Tom Waldo, the Earthjustice attorney representing the plaintiffs in the appeal, said the state’s legal action reflects basic misunderstandings of how the roadless rule applies. He said the rule is beneficial to the Alaska economy, allowing flexibility for mining, highways, transmission lines and hydropower projects as well as subsistence and tourism.
“The roadless rule strikes a good balance for Southeast Alaska,” Waldo said.
“It primarily prevents further proliferation of expensive new logging roads and clear cuts into underdeveloped back country areas in the forest,” Waldo said. “The state portrays it as ‘de facto wilderness,’ which is not true. It’s still permissible to have all these.”
He said the new suit filed by the state is essentially the same as the one filed with the state when the roadless rule was implemented 10 years ago. This suit resulted in the Tongass exemption in 2003 that Sedwick just overturned. Waldo said taking the same argument to D.C. is an effort to get away from the fact it didn’t work on a state level.
Waldo is almost certain that conservation groups will eventually act against this new suit as well by their own motion.
The Juneau Chamber has also just passed a resolution opposing the reinstatement. The resolution states the roadless rule will adversely affect timber, mining, roads and other economic activities and that it violates Alaska National Interest Lands Conservation Act and the Tongass Timber Reform Act.
It also states the Chamber’s support of the appeal and urges the Obama Administration to finalize the Tongass’ exemption.
“The Chamber believes that any time you take away our ability to work in and among the forest that we live in, you’re hurting our jobs and our families, and it takes away local and legal management,” said Chamber Chief Executive Officer Cathie Roemmich. “It’s like they’re taking away our forest, and it’s our livelihood. That’s where we get our jobs and how we feed our families.”
Communications Director Dan Lesh of the Southeast Alaska Conservation Council, which was a plaintiff, said the rule aids high quality of life with an intact environment and ensures salmon runs that sustain the fishing industry, Native cultures and tourism.
“We’re disappointed but not surprised by the state’s decision.

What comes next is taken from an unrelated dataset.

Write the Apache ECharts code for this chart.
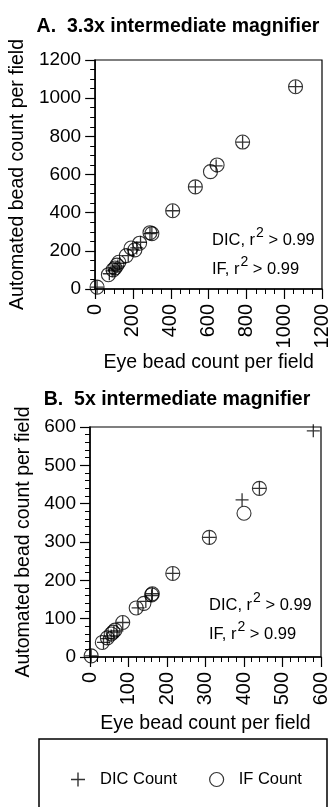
<!DOCTYPE html>
<html>
<head>
<meta charset="utf-8">
<script src="https://cdn.jsdelivr.net/npm/echarts@6/dist/echarts.min.js"></script>
<style>
  html, body { margin: 0; padding: 0; background: #fff; }
  #chart { width: 332px; height: 807px; }
</style>
</head>
<body>
<div id="chart"></div>
<script>
// panel A: 3.3x magnifier, [eye count, automated count]
var aDic = [[10,10],[75,80],[90,95],[100,100],[110,110],[120,120],[130,135],[175,175],[200,205],[220,215],[240,245],[290,290],[300,295],[410,410],[530,535],[640,645],[780,770],[1060,1060]];
var aIf = [[10,10],[70,75],[95,100],[105,110],[115,125],[125,140],[165,175],[190,215],[210,205],[235,240],[290,295],[300,290],[410,410],[530,535],[610,615],[645,650],[780,770],[1060,1060]];
// panel B: 5x magnifier
var bDic = [[3,3],[35,38],[45,48],[55,55],[62,65],[70,68],[85,90],[125,128],[145,145],[160,160],[162,165],[215,218],[310,312],[395,410],[440,440],[580,590]];
var bIf = [[3,3],[32,38],[45,50],[55,60],[60,65],[65,70],[85,90],[120,128],[140,140],[160,162],[162,165],[215,218],[310,312],[400,375],[440,440]];

var titles = ['A.  3.3x intermediate magnifier', 'B.  5x intermediate magnifier'];
var axisMax = [1200, 600];
var axisStep = [200, 100];
var minorSplit = [4, 5];
var xNameGap = [64, 57];
var yNameGap = [61, 43];

var font = '"Liberation Sans", Arial, sans-serif';
var plusPath = 'path://M5.4,0h1.2v5.4h5.4v1.2h-5.4v5.4h-1.2v-5.4h-5.4v-1.2h5.4z';

function makeAxis(i, isX) {
    return {
        type: 'value',
        gridIndex: i,
        min: 0,
        max: axisMax[i],
        interval: axisStep[i],
        name: isX ? 'Eye bead count per field' : 'Automated bead count per field',
        nameLocation: 'middle',
        nameGap: isX ? xNameGap[i] : yNameGap[i],
        nameTextStyle: { color: '#000', fontSize: 19.5, fontFamily: font },
        axisLine: { show: true, lineStyle: { color: '#000', width: 1.5 } },
        axisTick: { show: true, length: 10, lineStyle: { color: '#000', width: 1.2 } },
        minorTick: { show: true, splitNumber: minorSplit[i], length: 5, lineStyle: { color: '#000', width: 1 } },
        splitLine: { show: false },
        axisLabel: {
            color: '#000',
            fontSize: isX ? 20 : 19,
            fontFamily: font,
            rotate: isX ? 90 : 0,
            margin: isX ? 15 : 14,
            formatter: function (v) { return String(v); }
        }
    };
}

var chart = echarts.init(document.getElementById('chart'));

var option = {
    animation: false,
    backgroundColor: '#fff',
    title: [
        { text: titles[0], left: 173, top: 12, textAlign: 'center',
          textStyle: { fontSize: 19.5, fontWeight: 'bold', color: '#000', fontFamily: font } },
        { text: titles[1], left: 172, top: 385, textAlign: 'center',
          textStyle: { fontSize: 19.5, fontWeight: 'bold', color: '#000', fontFamily: font } }
    ],
    grid: [
        { left: 90, top: 60, width: 232, height: 229, show: true, borderColor: '#000', borderWidth: 1.2, backgroundColor: 'transparent' },
        { left: 90, top: 427, width: 231, height: 230, show: true, borderColor: '#000', borderWidth: 1.2, backgroundColor: 'transparent' }
    ],
    xAxis: [makeAxis(0, true), makeAxis(1, true)],
    yAxis: [makeAxis(0, false), makeAxis(1, false)],
    legend: {
        left: 66,
        top: 766,
        itemWidth: 14,
        itemHeight: 14,
        itemGap: 32,
        selectedMode: false,
        textStyle: { fontSize: 16.5, color: '#000', fontFamily: font, padding: [0, 0, 0, 10] },
        data: [
            { name: 'DIC Count', icon: plusPath, itemStyle: { color: '#000' } },
            { name: 'IF Count', icon: 'circle', itemStyle: { color: 'rgba(0,0,0,0)', borderColor: '#000', borderWidth: 1.2 } }
        ]
    },
    graphic: [
        { type: 'text', left: 212, top: 226, style: { text: '{a|DIC, r}{s|2}{a| > 0.99}', rich: {
            a: { fontSize: 16.5, fontFamily: font, fill: '#000' },
            s: { fontSize: 14, fontFamily: font, fill: '#000', padding: [0, 0, 14, 1] } } } },
        { type: 'text', left: 212, top: 255, style: { text: '{a|IF, r}{s|2}{a| > 0.99}', rich: {
            a: { fontSize: 16.5, fontFamily: font, fill: '#000' },
            s: { fontSize: 14, fontFamily: font, fill: '#000', padding: [0, 0, 14, 1] } } } },
        { type: 'text', left: 209, top: 591, style: { text: '{a|DIC, r}{s|2}{a| > 0.99}', rich: {
            a: { fontSize: 16.5, fontFamily: font, fill: '#000' },
            s: { fontSize: 14, fontFamily: font, fill: '#000', padding: [0, 0, 14, 1] } } } },
        { type: 'text', left: 209, top: 620, style: { text: '{a|IF, r}{s|2}{a| > 0.99}', rich: {
            a: { fontSize: 16.5, fontFamily: font, fill: '#000' },
            s: { fontSize: 14, fontFamily: font, fill: '#000', padding: [0, 0, 14, 1] } } } },
        // legend frame
        { type: 'rect', shape: { x: 39, y: 739, width: 288, height: 120 },
          style: { fill: 'none', stroke: '#000', lineWidth: 1.5 } }
    ],
    series: [
        { name: 'DIC Count', type: 'scatter', xAxisIndex: 0, yAxisIndex: 0, symbol: plusPath, symbolSize: 13,
          itemStyle: { color: '#000' }, z: 3, data: aDic },
        { name: 'IF Count', type: 'scatter', xAxisIndex: 0, yAxisIndex: 0, symbol: 'circle', symbolSize: 14,
          itemStyle: { color: 'rgba(0,0,0,0)', borderColor: '#000', borderWidth: 1.1 }, data: aIf },
        { name: 'DIC Count', type: 'scatter', xAxisIndex: 1, yAxisIndex: 1, symbol: plusPath, symbolSize: 13,
          itemStyle: { color: '#000' }, z: 3, data: bDic },
        { name: 'IF Count', type: 'scatter', xAxisIndex: 1, yAxisIndex: 1, symbol: 'circle', symbolSize: 14,
          itemStyle: { color: 'rgba(0,0,0,0)', borderColor: '#000', borderWidth: 1.1 }, data: bIf }
    ]
};

chart.setOption(option);
</script>
</body>
</html>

The fact is the Roadless Rule has no impact on projects currently proposed on the Tongass. Road building for timber sales has become uneconomical and the federal subsidies that supported these logging roads in the past have dried up,” Lesh said in an email. “SEACC has met extensively with Alaska’s congressional delegation and the Forest Service to ensure that important community projects are not threatened by this rule. We would prefer to work out our differences around a table instead of in a court room. While the state certainly has a right to appeal this decision, we feel that it is a waste of taxpayer money.”
Under the current schedule, Lenhart said the state’s brief for the appeal won’t be due until late September while the appellees’ won’t be due until about a month later.